Johnny Grant, chairman of the Walk of Fame, announced on June 20 that the Munchkins had been selected as Walk of Fame recipients for 2008. A ceremony for the surviving actors will be announced soon. The Munchkins' star will represent the more than 120 actors who appeared in the film.
"We deserve it," said Mickey Carroll, 88, who played a Munchkin in the movie. " ‘The Wizard of Oz' was the best movie ever made." Carroll and several of the surviving Munchkins-ranging in age from 86 to 92-said they plan to attend the ceremony or visit the star in Hollywood. "It's very exciting," said Carroll, of St. Louis. The Munchkins "are a great group of people and they deserve to be remembered."

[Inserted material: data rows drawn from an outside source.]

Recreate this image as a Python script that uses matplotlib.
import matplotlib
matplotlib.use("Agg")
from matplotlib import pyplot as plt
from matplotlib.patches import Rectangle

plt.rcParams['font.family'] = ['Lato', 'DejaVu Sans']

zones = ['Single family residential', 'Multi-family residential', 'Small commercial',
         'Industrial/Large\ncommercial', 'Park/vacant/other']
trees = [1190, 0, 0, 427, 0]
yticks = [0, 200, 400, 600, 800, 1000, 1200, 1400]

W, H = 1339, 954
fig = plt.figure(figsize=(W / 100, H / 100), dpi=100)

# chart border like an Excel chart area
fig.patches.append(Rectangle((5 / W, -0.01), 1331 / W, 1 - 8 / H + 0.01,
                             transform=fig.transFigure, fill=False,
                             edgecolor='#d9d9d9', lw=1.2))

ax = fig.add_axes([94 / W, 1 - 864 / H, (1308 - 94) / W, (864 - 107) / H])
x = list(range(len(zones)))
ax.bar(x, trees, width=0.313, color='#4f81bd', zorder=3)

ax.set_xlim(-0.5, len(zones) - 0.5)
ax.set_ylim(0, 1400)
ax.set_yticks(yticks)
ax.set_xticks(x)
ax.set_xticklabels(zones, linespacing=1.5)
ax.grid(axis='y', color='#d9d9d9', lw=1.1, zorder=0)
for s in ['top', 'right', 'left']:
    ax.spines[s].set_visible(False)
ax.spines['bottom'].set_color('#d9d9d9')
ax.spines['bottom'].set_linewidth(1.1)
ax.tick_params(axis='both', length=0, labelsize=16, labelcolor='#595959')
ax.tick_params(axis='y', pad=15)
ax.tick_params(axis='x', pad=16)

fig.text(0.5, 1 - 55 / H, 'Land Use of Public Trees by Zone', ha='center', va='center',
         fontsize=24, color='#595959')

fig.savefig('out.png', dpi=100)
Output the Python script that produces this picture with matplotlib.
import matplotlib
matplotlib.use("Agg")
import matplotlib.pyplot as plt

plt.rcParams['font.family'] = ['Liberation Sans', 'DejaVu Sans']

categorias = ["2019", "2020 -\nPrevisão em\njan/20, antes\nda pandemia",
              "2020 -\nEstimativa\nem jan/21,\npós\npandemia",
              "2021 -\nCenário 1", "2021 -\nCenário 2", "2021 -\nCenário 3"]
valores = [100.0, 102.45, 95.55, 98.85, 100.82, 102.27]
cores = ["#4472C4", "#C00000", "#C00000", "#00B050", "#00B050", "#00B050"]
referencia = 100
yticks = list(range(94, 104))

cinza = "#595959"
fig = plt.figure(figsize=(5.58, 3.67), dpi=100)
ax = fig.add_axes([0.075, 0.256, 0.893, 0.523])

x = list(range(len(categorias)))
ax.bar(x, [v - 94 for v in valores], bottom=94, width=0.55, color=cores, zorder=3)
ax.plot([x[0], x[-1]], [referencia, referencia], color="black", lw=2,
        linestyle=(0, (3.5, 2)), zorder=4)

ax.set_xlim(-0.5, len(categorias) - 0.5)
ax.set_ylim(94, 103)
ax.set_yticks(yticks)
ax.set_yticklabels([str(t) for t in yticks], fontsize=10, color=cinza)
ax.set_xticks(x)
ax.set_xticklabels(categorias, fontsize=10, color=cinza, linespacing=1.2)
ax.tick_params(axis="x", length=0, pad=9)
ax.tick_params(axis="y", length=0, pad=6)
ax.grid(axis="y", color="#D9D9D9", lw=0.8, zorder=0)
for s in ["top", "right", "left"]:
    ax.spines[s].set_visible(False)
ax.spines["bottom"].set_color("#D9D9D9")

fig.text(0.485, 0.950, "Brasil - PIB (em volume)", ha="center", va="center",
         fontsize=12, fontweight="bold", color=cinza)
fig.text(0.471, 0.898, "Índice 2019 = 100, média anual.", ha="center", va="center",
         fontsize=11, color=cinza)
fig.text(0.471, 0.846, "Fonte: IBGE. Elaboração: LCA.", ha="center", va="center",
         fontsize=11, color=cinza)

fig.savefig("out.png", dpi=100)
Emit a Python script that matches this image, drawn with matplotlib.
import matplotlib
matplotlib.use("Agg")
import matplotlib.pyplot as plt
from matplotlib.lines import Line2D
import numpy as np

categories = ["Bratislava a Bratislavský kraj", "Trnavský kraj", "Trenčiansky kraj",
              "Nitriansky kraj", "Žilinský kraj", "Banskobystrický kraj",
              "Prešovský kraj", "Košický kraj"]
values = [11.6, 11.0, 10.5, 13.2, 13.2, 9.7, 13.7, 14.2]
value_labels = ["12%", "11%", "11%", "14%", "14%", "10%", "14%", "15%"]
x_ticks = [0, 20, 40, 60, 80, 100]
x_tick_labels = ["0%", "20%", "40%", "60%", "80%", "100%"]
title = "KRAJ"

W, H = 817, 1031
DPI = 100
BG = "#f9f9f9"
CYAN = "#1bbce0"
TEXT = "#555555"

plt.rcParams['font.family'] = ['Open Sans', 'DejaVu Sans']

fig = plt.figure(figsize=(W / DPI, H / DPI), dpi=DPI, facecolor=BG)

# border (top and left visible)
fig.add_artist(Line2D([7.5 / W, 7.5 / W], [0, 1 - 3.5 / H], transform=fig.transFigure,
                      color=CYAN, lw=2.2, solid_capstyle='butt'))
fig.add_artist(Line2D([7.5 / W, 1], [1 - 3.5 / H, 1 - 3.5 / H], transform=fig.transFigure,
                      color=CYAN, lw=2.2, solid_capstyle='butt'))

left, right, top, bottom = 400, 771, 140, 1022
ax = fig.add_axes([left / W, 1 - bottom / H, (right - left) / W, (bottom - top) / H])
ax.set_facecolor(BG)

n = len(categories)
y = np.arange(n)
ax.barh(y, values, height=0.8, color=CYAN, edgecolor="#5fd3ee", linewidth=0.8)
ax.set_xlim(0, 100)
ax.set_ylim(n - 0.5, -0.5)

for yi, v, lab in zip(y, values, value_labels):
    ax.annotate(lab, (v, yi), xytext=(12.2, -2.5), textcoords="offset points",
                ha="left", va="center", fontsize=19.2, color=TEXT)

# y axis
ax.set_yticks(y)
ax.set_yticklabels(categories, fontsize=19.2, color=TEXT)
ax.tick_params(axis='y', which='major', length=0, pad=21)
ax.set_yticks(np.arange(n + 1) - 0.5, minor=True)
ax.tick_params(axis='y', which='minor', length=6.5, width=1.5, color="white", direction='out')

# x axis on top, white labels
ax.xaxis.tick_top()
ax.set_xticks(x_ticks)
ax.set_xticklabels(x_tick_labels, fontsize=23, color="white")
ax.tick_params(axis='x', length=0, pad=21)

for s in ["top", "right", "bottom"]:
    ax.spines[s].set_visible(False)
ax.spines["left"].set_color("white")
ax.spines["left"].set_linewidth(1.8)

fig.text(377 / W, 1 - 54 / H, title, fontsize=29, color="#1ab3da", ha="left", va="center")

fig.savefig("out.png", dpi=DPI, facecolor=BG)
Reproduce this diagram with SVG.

Bulthaup, owners of the Hollywood Boulevard Cinema in Woodridge, considers the movie a cult classic that crosses all language and cultural barriers. The Walk of Fame honors individuals in the entertainment industry who have made significant contributions to radio, television, motion pictures, recordings or live performance. Honorees are voted on every June, with an average of 20 stars selected a year
Carroll, who was in his teens during the filming of the "Wizard of Oz," said that he was close friends with Judy Garland and that the two of them performed together at times, including venues in Chicago. He said he and Garland also sang together at the 1933-34 Chicago World's Fair. Years later, he said Garland contacted him at his home in St. Louis to ask him to be a Munchkin in a film called "The Wizard of Oz." "I said, ‘Hell no...who wants to be a Munchkin?' " laughed Carroll, who is 4 feet 7 inches tall. "She begged me and I couldn't refuse her. I only earned $125 a week from the movie. I earned more than that in one day if I did a show at a night club."
He said his greatest memory of the movie is when Garland sang the film's signature song, "Somewhere Over the Rainbow." "She was the most beautiful girl," Carroll said. "I can't forget when she was practicing the song. All the Munchkins were sitting on the floor. All of a sudden she started to sing; we were amazed by her voice. She was like an angel."